A wonderful article from Amanda Morgan, notjustcute.com.
Think of your average preschooler. How long has this child been proficient with language? Depending on the age, the child may not really be too proficient yet! Others seem to have been talking non-stop since 2 1/2, but that means they’ve been talking now for all of…..about a year! Now think of how long these children have been seeing, smelling, hearing, feeling, and tasting. Their whole lives! Children are wired to receive and utilize sensory input from day one. This is why children will dive in hands first, exploring a new substance. The senses are their most familiar, most basic way to explore, process, and come to understand new information.
This is why we must allow young children to learn through experience, not just lecture. These children need to use their senses and be engaged in meaningful experiences. As we talk with them about what they are observing and sensing, we give them new language tools to connect with these more familiar sensory tools, building language as well as supporting cognitive concepts specific to the experience.
Now, the flip side to this equation is important to remember as well. Just as children learn through their senses, they also are developing the ability to use those senses and are building the neurological pathways associated with each one. With added sensory experiences, combined with the scaffolding of adults and peers, children become more perceptive. Their sensory intake and processing becomes more acute. As they are better able to use their senses, they are then better able to learn through their senses.
Sensory play is really part of the scientific process. Whether out loud or within the internal dialogue of the mind, children have developed a question, leading them to investigate– by grabbing, smelling, listening, rubbing, staring, licking , what have you! They are using their senses to collect data and from that, attempt to answer their own questions. Whether or not young children are always able to verbally communicate this process, it is still a valid exercise in scientific inquiry.
The sensory table is the usually the first place people think of for sensory play. That’s logical, as the term “sensory” is shared by both. The sensory table certainly stands as an open invitation for hands-on exploration, but it is not the only place where the senses come into play. Throughout the preschool room and throughout the preschooler’s day, there are appeals being made to the five senses. The sound of toppling towers in the block area, the feel of finger-paint sliding under their fingertips, the glow of the Light Brite at the small manip table, the smell of cinnamon playdough. As teachers, the more we can attend to the sensory involvement of our planned activities, the more our children will be engaged and the more they will learn.
For example, when discussing the need for warm clothes in the winter time, we can simply tell children about it, or we can have them hold ice cubes, one in a bare hand, and one in a gloved hand, let them really feel the difference and then meaningfully attach a verbal discussion to the sensory experience.
Back at the sensory table, we can find many more benefits to sensory play.
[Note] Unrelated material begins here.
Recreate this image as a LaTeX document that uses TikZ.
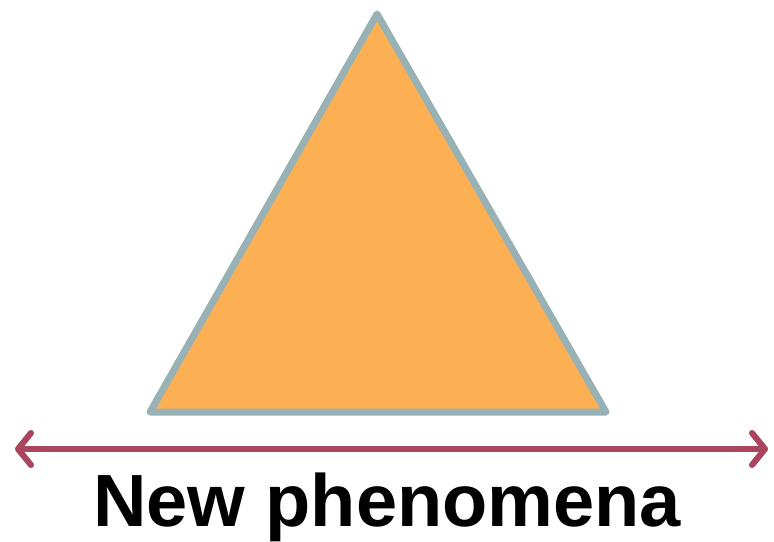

That bin of sand, or foam, orcolorful rice is more than just another way to keep kids busy, it is a bustling factory of developmental growth. In addition to honing sensory and science skills, sensory play builds language, social, and dramatic play skills as the children negotiate with one another to share tools, create stories, and build dialogues. Both small and large motor skills get a boost as well, as the children manipulate the medium and tools of the day. Creative, divergent thinking is displayed as the children are essentially invited to explore and come up with new ways to use the materials. Cognitive skills are fostered as well as the children learn about specific concepts pertinent to the bin’s contents. Things like gravity, parts of plants, states of matter, and color mixing are easily explored and understood through sensory play. As you teach appropriate boundaries with sensory play, children develop more self-control and body awareness.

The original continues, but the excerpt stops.